Very happy to learn that the Memphis Brooks Museum of Art will be hosting an exhibition on Romare Bearden's "A Black Odyssey" next February 2–April 28, 2013. Starting in 1977, Bearden began crafting these collages, which are full of intense colors. We own a copy of the DC Moore gallery's exhibition catalog, but it will be exciting to view these in person; can't wait for the crew to take a reunion tour.
Here's a resource for teachers; a celebration of his 100th anniversary; a review essay; a forthcoming study of The Afro-Modernist Epic by our friend at the University of Memphis, Kathy Lou Schultz.

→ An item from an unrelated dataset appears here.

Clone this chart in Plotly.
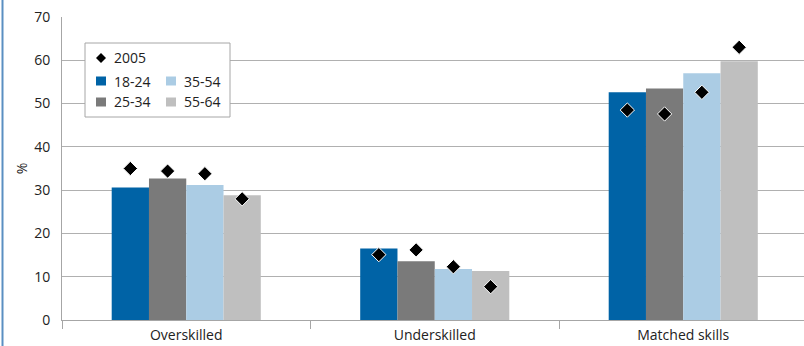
import plotly.graph_objects as go

categories = ["Overskilled", "Underskilled", "Matched skills"]
age_groups = ["18-24", "25-34", "35-54", "55-64"]

# latest values (bars)
v_18_24 = [30.6, 16.5, 52.6]
v_25_34 = [32.7, 13.6, 53.5]
v_35_54 = [31.2, 11.8, 57.0]
v_55_64 = [28.8, 11.3, 59.8]

# 2005 values (diamonds)
y2005_18_24 = [35.0, 15.1, 48.5]
y2005_25_34 = [34.4, 16.2, 47.6]
y2005_35_54 = [33.8, 12.3, 52.6]
y2005_55_64 = [28.0, 7.7, 63.0]

y_ticks = [0, 10, 20, 30, 40, 50, 60, 70]
y_title = "%"
marker_name = "2005"

bar_values = [v_18_24, v_25_34, v_35_54, v_55_64]
dot_values = [y2005_18_24, y2005_25_34, y2005_35_54, y2005_55_64]
colors = ["#0063A6", "#7A7A7A", "#ABCCE4", "#BFBFBF"]

W, H = 804, 346
ML, MR, MT, MB = 62, 0, 17, 26
PW, PH = W - ML - MR, H - MT - MB
FONT = "Open Sans"
TXT = "#222222"


def px(x):
    return (x - ML) / PW


def py(y):
    return (H - MB - y) / PH


fig = go.Figure()
for i, (name, vals) in enumerate(zip(age_groups, bar_values)):
    fig.add_trace(go.Bar(
        x=categories, y=vals, name=name, marker_color=colors[i],
        marker_line_width=0, offsetgroup=str(i), showlegend=False,
    ))
for i, vals in enumerate(dot_values):
    fig.add_trace(go.Scatter(
        x=categories, y=vals, mode="markers", name=marker_name,
        offsetgroup=str(i), showlegend=False,
        marker=dict(symbol="diamond", size=11, color="black",
                    line=dict(color="white", width=1)),
    ))

cat_w = 248.5
shapes = []
annotations = []

# left border line
shapes.append(dict(type="line", xref="paper", yref="paper",
                   x0=px(2.5), x1=px(2.5), y0=py(H), y1=py(0),
                   line=dict(color="#5A8FC2", width=2)))

# manual legend box
shapes.append(dict(type="rect", xref="paper", yref="paper",
                   x0=px(85), x1=px(230), y0=py(117), y1=py(43),
                   fillcolor="white", line=dict(color="#A6A6A6", width=1),
                   layer="above"))
# diamond entry
cx, cy, r = 101, 58, 5
path = (f"M {px(cx - r)},{py(cy)} L {px(cx)},{py(cy - r)} "
        f"L {px(cx + r)},{py(cy)} L {px(cx)},{py(cy + r)} Z")
shapes.append(dict(type="path", xref="paper", yref="paper", path=path,
                   fillcolor="black", line=dict(width=0), layer="above"))
annotations.append(dict(x=px(112), y=py(cy), xref="paper", yref="paper",
                        text=marker_name, showarrow=False, xanchor="left",
                        yanchor="middle", font=dict(family=FONT, size=14, color=TXT)))
# square entries: column-wise 18-24,25-34 | 35-54,55-64
positions = [(101, 81), (101, 102), (171, 81), (171, 102)]
for i, name in enumerate(age_groups):
    sx, sy = positions[i]
    shapes.append(dict(type="rect", xref="paper", yref="paper",
                       x0=px(sx - 5), x1=px(sx + 5), y0=py(sy + 4.5), y1=py(sy - 4.5),
                       fillcolor=colors[i], line=dict(width=0), layer="above"))
    annotations.append(dict(x=px(sx + 11), y=py(sy), xref="paper", yref="paper",
                            text=name, showarrow=False, xanchor="left",
                            yanchor="middle",
                            font=dict(family=FONT, size=14, color=TXT)))

fig.update_layout(
    width=W, height=H,
    margin=dict(l=ML, r=MR, t=MT, b=MB, autoexpand=False),
    paper_bgcolor="white", plot_bgcolor="white",
    barmode="group", bargap=0.4, bargroupgap=0,
    scattermode="group", scattergap=0.4,
    font=dict(family=FONT, size=13, color=TXT),
    shapes=shapes, annotations=annotations,
    xaxis=dict(
        type="category", range=[-0.5, -0.5 + PW / cat_w], automargin=False,
        showline=True, linecolor="#A6A6A6", linewidth=1,
        ticks="outside", tickson="boundaries", ticklen=8,
        tickcolor="#A6A6A6", tickwidth=1, showgrid=False,
        ticklabelstandoff=2,
        tickfont=dict(family=FONT, size=14, color=TXT),
    ),
    yaxis=dict(
        range=[0, 70], tickvals=y_ticks, showline=True, automargin=False,
        linecolor="#A6A6A6", linewidth=1, showgrid=True,
        gridcolor="#B0B0B0", gridwidth=1, zeroline=False,
        ticks="", ticklabelstandoff=8,
        tickfont=dict(family=FONT, size=14, color=TXT),
        title=dict(text=y_title, standoff=3,
                   font=dict(family=FONT, size=14, color=TXT)),
    ),
)

fig.write_html(
    "out.html",
    config={"displayModeBar": False},
    post_script="document.body.style.margin='0';document.body.style.overflow='hidden';",
)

The Brooks description follows:
In the unique language of visual art, Romare Bearden: A Black Odyssey is a startling retelling of Homer’s ancient story of Odysseus, who faced many temptations and battled adversaries to make his way home to Ithaca. While this mighty sea-tale of a brilliant but dislocated hero’s journey home originates with Homer—Bearden makes it undeniably his own. Throughout his career, the search for home was the artist’s most pervasive theme. For decades, he created country- and city-scapes of family love—typically secure but sometimes uneasy images of life at home and travelers making their way back.
To stress the universality of Homer’s epic, and to make it more relevant to the lives of blacks as well as to his own experience as a modern black artist, Bearden makes all of his Homeric figures black: gods, mortals, heroes, and villains. This choice asserts the central meaning of the story: a father and husband trying to get home, a son missing his father, a hero tempted to give up his quest, a wife’s tested patience. These themes, Bearden assures us, apply to black people as well as to anyone else.
The forty-five collages, watercolors, and ink drawings included in the exhibition from the artist’s estate elucidate the development of this series.